Advanced finite element methodology for low-frequency and static electromagnetic modeling

Abstract

The design of state-of-the-art microelectronic devices poses unprecedented challenges to computational electromagnetics (CEM), which is cursed by the null space of curl operator. Both the low-frequency catastrophe for dynamic electromagnetic problems and non-uniqueness for magnetostatic problems originate from the null space. Although a few remedies are proposed during the last decade, a theoretically rigorous and numerically efficient solution is still on its way.

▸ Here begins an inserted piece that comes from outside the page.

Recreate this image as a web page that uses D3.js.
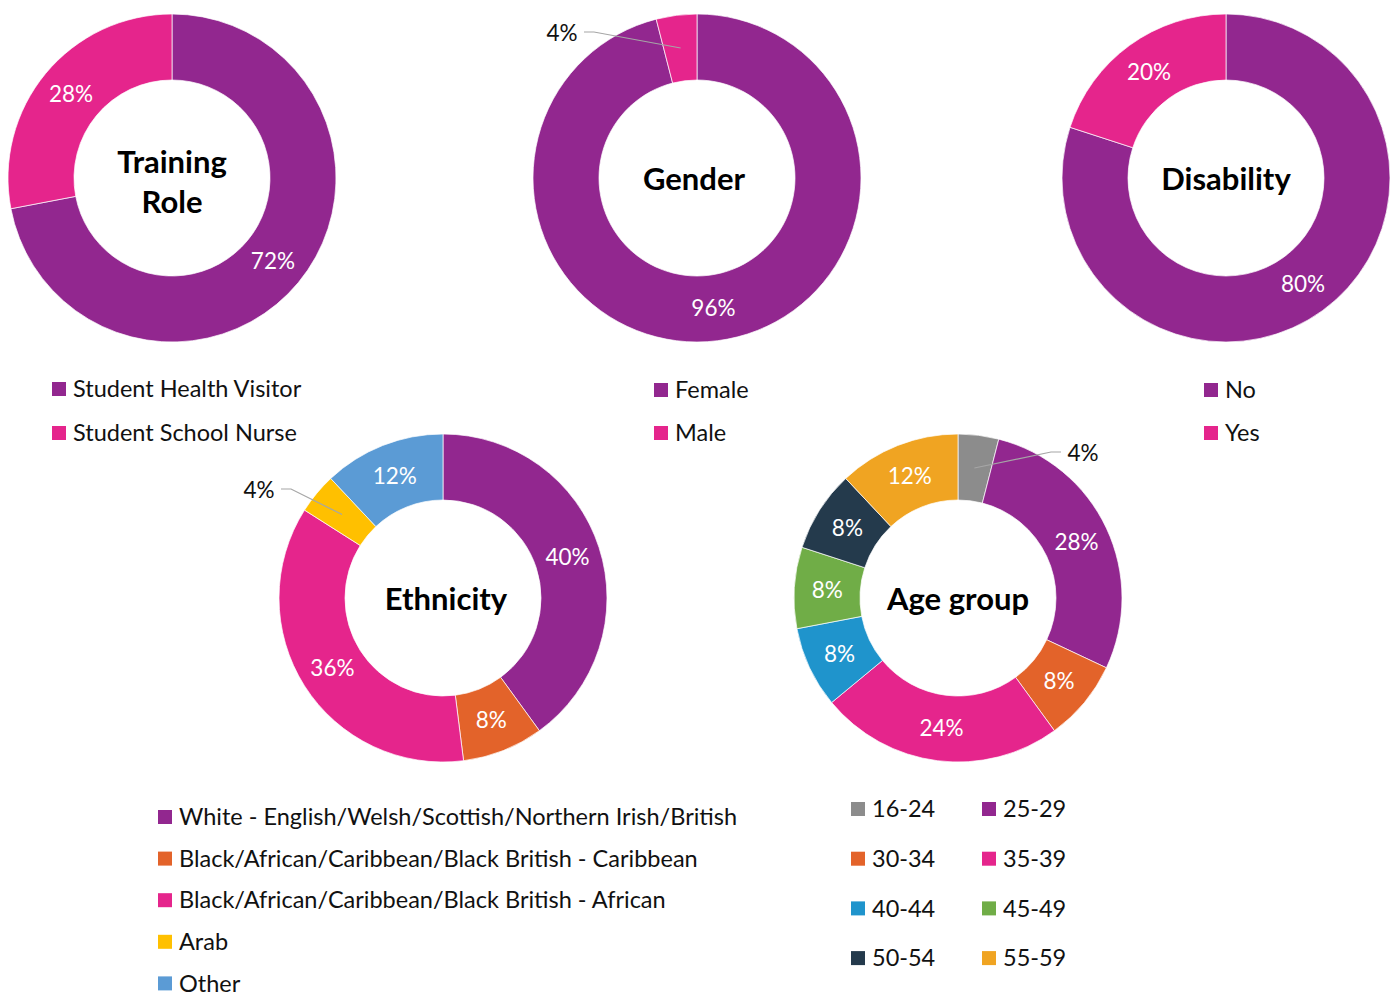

Toward this end, this thesis constructs a finite element framework, which consists of generalized gauge condition, compatible finite element discretization, sparse approximate inverse (SAI) technique and static incomplete LU (ILU) preconditioned iterative solution.

The generalized gauge condition introduces a gauge operator, which is comparable in magnitude and complementary in space with the double curl operator, into the original governing equations. The null space is removed and the combined operator becomes positive definite. However, the combined operator is so complicated that its discretization and matrix representation are unclear. Thanks to the theory of differential forms, the mapping of the quantity of interest from one form to another becomes distinct. Hence, the compatible discretization can be carried out based on the versatile Whitney elements. The resultant matrix system is much better conditioned than that of the ungauged one, whereas more treatment is still necessary to make it less sparse and faster convergent.

The SAI and ILU preconditioning techniques provide an excellent solution to this difficulty. The former approximates the inverse of a mass matrix by a nearly-diagonal matrix, which greatly reduces the sparsity of the matrix system. The later shifts all the eigenvalues to the neighborhood of 1 and thus achieves an extremely fast convergence. Moreover, the static incomplete LU (ILU) preconditioning scheme is well suited to wideband analysis, because the preconditioner is calculated just once for a wide range of frequency.

This framework is verified, by low-frequency circuit problems as well as magnetostatic ones, to be accurate and efficient.

In addition, more effort is devoted to explore other possibilities to solve the aforementioned problem. The application of loop basis functions is also a promising solution, provided that the redundant loops in the mesh can be removed.

Finally, the displacement current effect is studied in depth by a full-wave semianalytical solution of wireless power transfer into dispersive layered media. The comparison between the results with and without the displacement current advocates the full-wave electromagnetic modeling for multi-scale problems and wideband analysis.